Filed under: Forecheck, Systems, Defense, Drills, Forecheck, hockey
who checks who on the NZ Trap when the winger on the wall gets the puck back to his defencemann who passed it to him
on the 1-2-2 NZ Press what happens when d1 makes a pass to his Center, who checks who
What about other forechecking strategies? The 2-1-2 is widely used and some teams use the 1-2-2 or the 2-1-2 but will go to a
1-1-3 LW lock late with a lead. The Bruins use a 1-4 forecheck and have been very successful with it in recent years. Tampa Bay copied the 1-3-1 from Europe and now the Penguins are using it moderately aggressively and as a NZ trap late with a lead. Every team uses a 1-3-1 for their Power Play setup as well so that has gained steam since TB used it with some success in 2011 under coach Bouchier.

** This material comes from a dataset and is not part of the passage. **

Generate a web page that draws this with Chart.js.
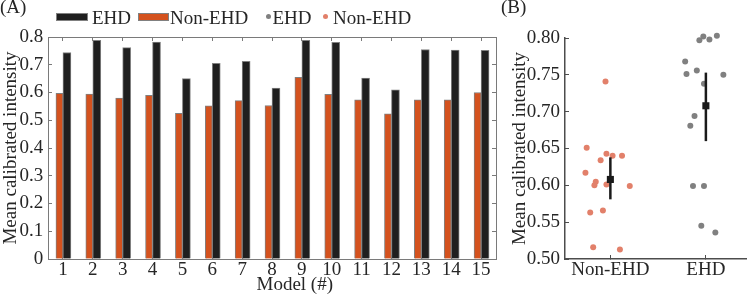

I like your video explanations but I think you can do much more. Like showing what a 1-2-2 looks like aggressively and moderately. Same with the 1-3-1 which I personally like because it can be used as a NZ trap and can create more offense off the rush from NZ turnovers. It’s also very creative and intuitive. I know some about the NZ assignments but there’s a lot to it I don’t know.
I think for young kids and coaches you can teach the 3 zones in the defensive end. The Hit Zone, Support Zone, and the Net Zone. These are game situations more than drills but some can be formed around them to help coaches teach players.